Yesterday I had the good fortune to experience a wonderful Vagabond Photography Adventure at The Vancouver Art Gallery and Stanley Park. Vancouver is sparkling on sunny spring days and I felt the need for adventure more keenly than I have since moving here 3 short months ago. Prompted by a series of recent conversations about the art and writing of Emily Carr, I knew I needed to visit The Vancouver Art Gallery’s new exhibit called Beyond the Trees which explores the work of Emily Carr, along with local artists whose work reflect Carr’s unique use of pattern and movement to depict the brooding, immense landscape of beautiful British Columbia.
I have long been a fan of Emily Carr’s work, but it was not until I moved here and experienced this rugged, mysterious landscape first hand that I realized her gift for expressing the feeling one gets when left alone under the immense sky or canopy of ancient trees that pervades outdoor life in BC. At the gallery’s gift shop I picked up a copy of Carr’s journals called Hundreds and Thousands and have just scratched the surface of the inner workings of Emily Carr…the “why” of her gracious art.

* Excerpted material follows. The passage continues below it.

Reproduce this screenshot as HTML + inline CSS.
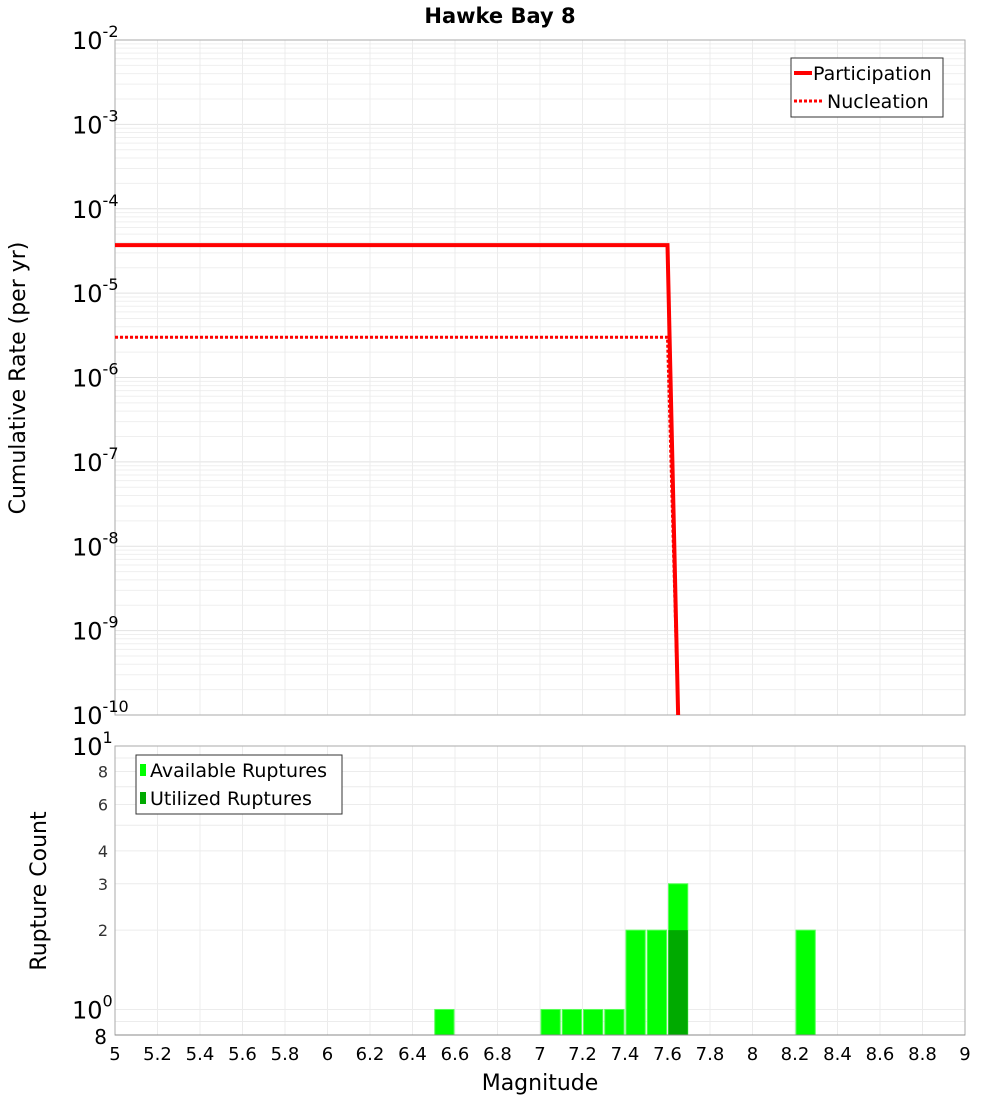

I was interested to learn that much of her later work was in fact influenced by a visit to The Group of Seven in 1927. Carr was amazed at the boldness of their works and very humbly wrote: “They have arrested the art world. They are not afraid of adverse criticisms. They are big and courageous. I know they are building an art worthy of our great country, and I want to have my share, to put in a little spoke for the West, one woman holding up my end.”
Little did she know that history and time would look back on the entirety of her work and realize that she too was making an art worthy of our great country, as the painter of the landscape and spirit of British Columbia. In her journal she writes “There is something bigger than fact: the underlying spirit, all it stands for, the mood, the vastness, the wildness, the Western breath of go-to-the-devil-if-you-don’t-like-it, the eternal big spaces of it. Oh the West! I’m of it and I love it!”
I’m sure as I continue down this path of discovery in my new home province that there will be more posts about Emily Carr as her work and spirit also influences me. I hope too that you can enjoy some of the photos I take along the way on this journey, like the snap above of one of the newest totems to adorn Stanley Park, one of three wondrous welcome portals from the Coast Salish people. You can find my latest photos over on my website.
If you would like to learn more about Emily Carr, please take a walk through the lovely Beyond the Trees Exhibit at the Vancouver Art Gallery, or pick up Hundreds and Thousands at your local book store for an intimate, inside look at what inspired her work. You can also watch the much-loved Heritage Minute by Historica Canada. Or, just step outside and appreciate the beauty that surrounds we lucky Canadians each and every day!